Hereby, we are going to discuss what is memorandum of association, purpose and its clauses in detail. Look at this to know some useful information about the company before you set up a business.

Memorandum of association:


It is the constitution of the company and provides the foundation on which the structure has been built. It is the principal document of the company and it cannot be registered without the memorandum of association. It defines the scope of the company’s activities as well as its relation with the outside world.

Under section 2(28) of the company act, it states as memorandum of association of the company has been originally framed or altered from the different time intervals in pursuance of any previous company laws or of this act.


The main purpose is to explain the scope of the activities of the company. The prospective shareholders know the areas where the company would invest their money and the risks they are to be carried out while investing the money. The outsiders probably understand the limits of the working of the company and their dealings within the prescribed scope.

What are the clauses of memorandum?

Name clause:

Being a separate legal entity, the company must have a name. A company can select any name which shouldn’t resemble any other company name and it shouldn’t contain the words like queen, king, emperor, government bodies and the names of world bodies.

The name shouldn’t be the objectionable one in the view point of the government. It is important to use the word “limited” at the end of public company name and the word “private limited” have to be kept at the end of the private limited company name. These words ensure that the people who are dealing with the company should know that the liability of the members is limited.

The name of the company has to be painted outside every place where the business of the company is carried on. If the company holds any undesirable names, then it can be changed by passing an ordinary resolution.

Registered office clause:


Each and every company must have a registered office, the address of that have to be communicated to the registrar of companies. This makes the registrar to have correspondence with the company. The registered office place can be intimated to the registrar within 30 days of incorporation or commencement of any business.

When the company shift its registered office from one place to another, even in the same town, the proper intimation needs to be given to the registrar. In case the company wants to shift its place to another town in the same state, special resolution must be passed by the company. If the office is going to be shifted from one state to other state, the required alteration needs to be made in the memorandum.

Object clause:


One of the significant clauses of the memorandum of association since it determines the rights and powers of the company and also defines the sphere of activities.

The alteration of this clause is little bit tedious so it should be decided carefully in the beginning itself.

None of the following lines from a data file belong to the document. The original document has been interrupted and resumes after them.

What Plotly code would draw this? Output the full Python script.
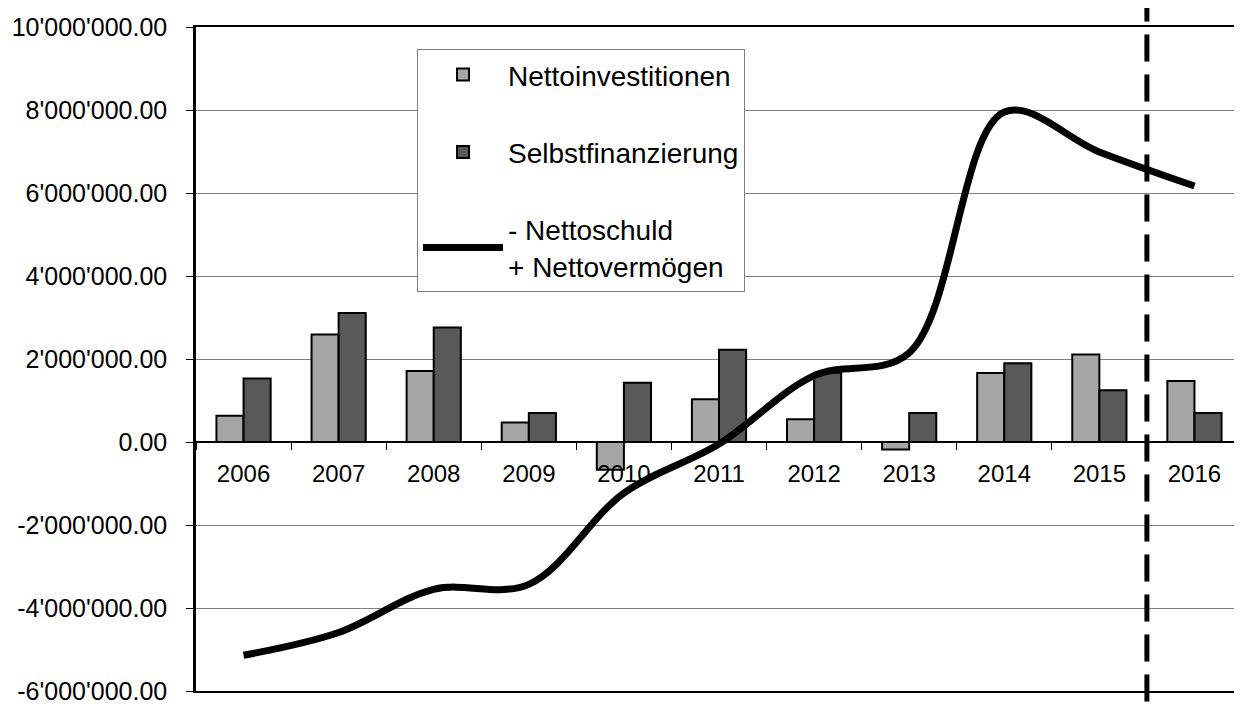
import plotly.graph_objects as go

years = ["2006", "2007", "2008", "2009", "2010", "2011", "2012", "2013", "2014", "2015", "2016"]
nettoinvestitionen = [630000, 2590000, 1710000, 470000, -670000, 1030000, 550000, -180000, 1660000, 2110000, 1470000]
selbstfinanzierung = [1530000, 3110000, 2760000, 700000, 1430000, 2220000, 1670000, 700000, 1900000, 1250000, 700000]
nettovermoegen = [-5140000, -4590000, -3550000, -3430000, -1230000, -50000, 1600000, 2150000, 7950000, 6990000, 6170000]

y_tickvals = [10000000, 8000000, 6000000, 4000000, 2000000, 0, -2000000, -4000000, -6000000]
y_ticktext = ["10'000'000.00", "8'000'000.00", "6'000'000.00", "4'000'000.00", "2'000'000.00",
              "0.00", "-2'000'000.00", "-4'000'000.00", "-6'000'000.00"]
forecast_boundary = 9.5  # between 2015 and 2016

FONT = "Liberation Sans, Arial, sans-serif"

fig = go.Figure()
fig.add_trace(go.Bar(
    x=years, y=nettoinvestitionen, name="Nettoinvestitionen",
    marker=dict(color="#a6a6a6", line=dict(color="black", width=2)),
    legendgroup="a",
))
fig.add_trace(go.Bar(
    x=years, y=selbstfinanzierung, name="Selbstfinanzierung",
    marker=dict(color="#595959", line=dict(color="black", width=2)),
    legendgroup="b",
))
fig.add_trace(go.Scatter(
    x=years, y=nettovermoegen, name="- Nettoschuld<br>+ Nettovermögen",
    mode="lines", line=dict(color="black", width=7, shape="spline", smoothing=1.0),
    legendgroup="c",
))

fig.add_shape(type="line", xref="x", yref="paper", x0=forecast_boundary, x1=forecast_boundary,
              y0=-0.016, y1=1.029, line=dict(color="black", width=5, dash="27px,13px"), layer="above")

fig.update_layout(
    width=1234, height=697,
    margin=dict(l=188, r=0, t=19, b=12),
    paper_bgcolor="white", plot_bgcolor="white",
    barmode="group", bargap=0.43, bargroupgap=0,
    font=dict(family=FONT, size=24, color="black"),
    showlegend=True,
    legend=dict(
        x=0.2113, y=0.967, xanchor="left", yanchor="top",
        bgcolor="white", bordercolor="#808080", borderwidth=1,
        font=dict(family=FONT, size=28, color="black"),
        traceorder="grouped", tracegroupgap=38, itemwidth=80,
    ),
    xaxis=dict(
        type="category", anchor="free", position=0.375,
        showline=True, linecolor="black", linewidth=2,
        ticks="outside", tickson="boundaries", ticklen=7, tickcolor="black", tickwidth=1,
        showgrid=False, zeroline=False,
        tickfont=dict(family=FONT, size=24, color="black"),
        ticklabelstandoff=10,
        range=[-0.5, 10.5],
    ),
    xaxis2=dict(
        overlaying="x", anchor="y", range=[0, 1], showticklabels=False, ticks="",
        showgrid=False, zeroline=False, showline=True, mirror=True,
        linecolor="black", linewidth=2,
    ),
    yaxis=dict(
        range=[-6000000, 10000000], tickvals=y_tickvals, ticktext=y_ticktext,
        showgrid=True, gridcolor="#808080", gridwidth=1, zeroline=False,
        showline=True, linecolor="black", linewidth=2.5,
        ticks="outside", ticklen=7, tickcolor="black",
        tickfont=dict(family=FONT, size=25, color="black"),
        ticklabelstandoff=14, ticklabeloverflow="allow",
    ),
)
# invisible helper trace so xaxis2 is drawn (top & bottom border lines)
fig.add_trace(go.Scatter(x=[0, 1], y=[None, None], xaxis="x2", yaxis="y", showlegend=False,
                         hoverinfo="skip", mode="lines"))

fig.write_html("out.html")
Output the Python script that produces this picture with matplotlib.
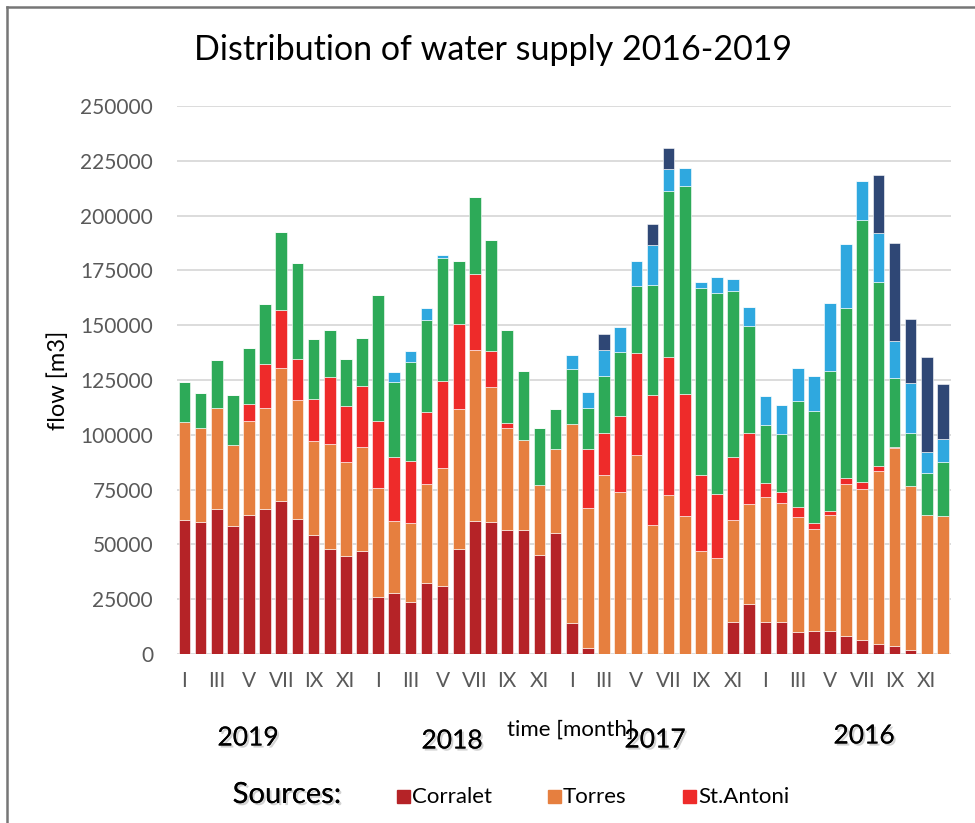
import matplotlib.pyplot as plt
import matplotlib.patheffects as pe
from matplotlib.lines import Line2D
from matplotlib.patches import Rectangle
import numpy as np

plt.rcParams['font.family'] = ['Lato', 'DejaVu Sans']

years = ['2019', '2018', '2017', '2016']
months = ['I', 'II', 'III', 'IV', 'V', 'VI', 'VII', 'VIII', 'IX', 'X', 'XI', 'XII']

# monthly flow per source [m3], years in plotted order 2019, 2018, 2017, 2016
corralet = [61000, 60000, 66000, 58300, 63200, 66000, 70000, 61400, 54100, 47700, 44700, 47100,
            26100, 28000, 23600, 32600, 31100, 47700, 60900, 60400, 56400, 56400, 45000, 55400,
            14200, 2800, 0, 0, 0, 0, 0, 0, 0, 0, 14700, 22800,
            14400, 14400, 10200, 10500, 10600, 8100, 6500, 4400, 3800, 1700, 0, 0]
torres = [45000, 43000, 46100, 37100, 43300, 46400, 60600, 54500, 42900, 48200, 42700, 47400,
          49500, 32900, 36200, 44800, 53700, 64000, 77700, 61600, 46600, 41300, 32300, 38200,
          90800, 63900, 81600, 74100, 90800, 58700, 72500, 63100, 47100, 43900, 46500, 45800,
          57300, 54600, 52400, 46700, 52900, 69300, 68700, 78900, 90000, 74900, 63400, 63100]
st_antoni = [0, 0, 0, 0, 7400, 19700, 26400, 18900, 19400, 30300, 25800, 27800,
             30800, 28900, 28100, 33200, 39700, 38700, 34900, 16300, 2400, 0, 0, 0,
             0, 26700, 19400, 34300, 46300, 59600, 63200, 55700, 34500, 29100, 28900, 32000,
             6300, 5000, 4400, 2500, 1900, 3000, 3100, 2400, 700, 0, 0, 0]
source4 = [18000, 16200, 22000, 22800, 25900, 27700, 35300, 43500, 27500, 21700, 21500, 21900,
           57200, 34400, 45100, 41700, 56100, 28700, 35100, 50600, 42200, 31200, 26000, 18200,
           25100, 18600, 25600, 29200, 30900, 50200, 75300, 94900, 85500, 91900, 75600, 49200,
           26400, 26300, 48400, 51100, 63600, 77400, 119600, 84200, 31200, 24000, 19000, 24500]
source5 = [0, 0, 0, 0, 0, 0, 0, 0, 0, 0, 0, 0,
           0, 4400, 5200, 5600, 1200, 0, 0, 0, 0, 0, 0, 0,
           6400, 7400, 12300, 11500, 11200, 18100, 10200, 7800, 2500, 7100, 5200, 8700,
           13200, 13200, 15200, 16100, 31100, 29200, 17900, 22200, 17200, 23000, 9900, 10600]
source6 = [0, 0, 0, 0, 0, 0, 0, 0, 0, 0, 0, 0,
           0, 0, 0, 0, 0, 0, 0, 0, 0, 0, 0, 0,
           0, 0, 7000, 0, 0, 9400, 9800, 0, 0, 0, 0, 0,
           0, 0, 0, 0, 0, 0, 0, 26600, 44700, 29200, 43300, 24800]

series = [corralet, torres, st_antoni, source4, source5, source6]
colors = ['#B52327', '#E67F3F', '#EE2B2A', '#2DAA58', '#2FA8DF', '#2F4775']

fig = plt.figure(figsize=(9.75, 8.23), dpi=100)
ax = fig.add_axes([176.7 / 975, 1 - 654 / 823, 774 / 975, 548 / 823])

x = np.arange(len(corralet))
bottom = np.zeros(len(corralet))
for s, c in zip(series, colors):
    ax.bar(x, s, width=0.72, bottom=bottom, color=c, edgecolor='white', linewidth=0.4, zorder=3)
    bottom += np.array(s)

ax.set_xlim(-0.48, 47.48)
ax.set_ylim(0, 250000)
ax.set_yticks(range(0, 250001, 25000))
ax.set_yticklabels([str(v) for v in range(0, 250001, 25000)])
ax.set_xticks(x[::2])
ax.set_xticklabels(months[::2] * 4)
ax.grid(axis='y', color='#D9D9D9', linewidth=1.3, zorder=0)
for sp in ax.spines.values():
    sp.set_visible(False)
ax.tick_params(axis='both', length=0, colors='#595959', labelsize=15)
ax.tick_params(axis='y', pad=17)
ax.tick_params(axis='x', pad=12)
ax.set_ylabel('flow [m3]', fontsize=17, color='black', labelpad=8)

fig.text(0.506, 1 - 50 / 823, 'Distribution of water supply 2016-2019', ha='center', va='center',
         fontsize=24.5, color='black')

shadow = [pe.withSimplePatchShadow(offset=(1.5, -1.5), alpha=0.35, shadow_rgbFace='gray'), pe.Normal()]
year_x = [248, 452, 655, 864]
year_y = [738, 741, 740, 736]
for yr, xx, yy in zip(years, year_x, year_y):
    fig.text(xx / 975, 1 - yy / 823, yr, ha='center', va='center', fontsize=19,
             color='black', path_effects=shadow)
fig.text(570 / 975, 1 - 730 / 823, 'time [month]', ha='center', va='center', fontsize=16, color='black')

fig.text(287 / 975, 1 - 795 / 823, 'Sources:', ha='center', va='center', fontsize=21,
         color='black', path_effects=shadow)
leg_names = ['Corralet', 'Torres', 'St.Antoni']
leg_x = [397, 548, 683]
for name, c, lx in zip(leg_names, colors[:3], leg_x):
    fig.patches.append(Rectangle((lx / 975, 1 - 803 / 823), 13 / 975, 13 / 823,
                                 transform=fig.transFigure, color=c))
    fig.text((lx + 15) / 975, 1 - 797 / 823, name, ha='left', va='center', fontsize=16, color='black')

# chart frame, cut off at right and bottom
fig.lines.append(Line2D([7 / 975, 7 / 975], [-0.1, 1 - 7 / 823], transform=fig.transFigure,
                        color='#767676', linewidth=1.8))
fig.lines.append(Line2D([7 / 975, 1.1], [1 - 7 / 823, 1 - 7 / 823], transform=fig.transFigure,
                        color='#767676', linewidth=1.8))

fig.savefig('out.png', dpi=100)
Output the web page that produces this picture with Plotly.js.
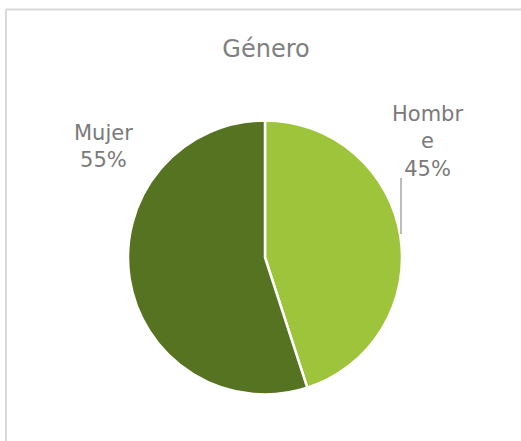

When any of the activities are not mentioned by the company in the object clause, then it cannot be taken up.

Moreover, the shareholders will know the sphere of activities which the company could undertake. The object clause choice lies with the subscribers to the memorandum. They are literally free to add anything which is provided and it is not contrary to the provisions of the companies act and other laws of the land.

It can be altered to enable a company to carry on its activities more economically or by improved means to carry on some business which under existing circumstances can be conveniently combined with the object clause.

Liability clause:


It states that the liability of the member have been limited to the value of shares held by them which means that the members will be liable to pay only the unpaid balance of their shares. The liability of the members can be limited by guarantee. Another important thing is that it also states that the amount which every member will undertake to contribute to the assets of the company during winding up.

Capital clause:


It states the total capital of the proposed company. The capital can be divided in to equity shares capital and the preference share capital that also has to be mentioned. The shares and the values in each category should be given. If any special privileges and rights conferred on any shareholders, it should be clearly mentioned so that the public can be known exactly about the nature of the capital structure of the company.

This clause can be altered by passing a special resolution and by obtaining the approval from the company law board.

Association clause:

This clause contains the name of the signatories to the MoA. In case of public limited company, at least seven members need to be signed in the memorandum and in case of private limited company at least two members have to be signed in the memorandum. Each subscriber has to take at least one share in the company. Subscribers declare that they agreed upon incorporating a company and take the shares which are stated against their names.

The signature, full address and the occupation of the subscriber and the witnesses have to be mentioned.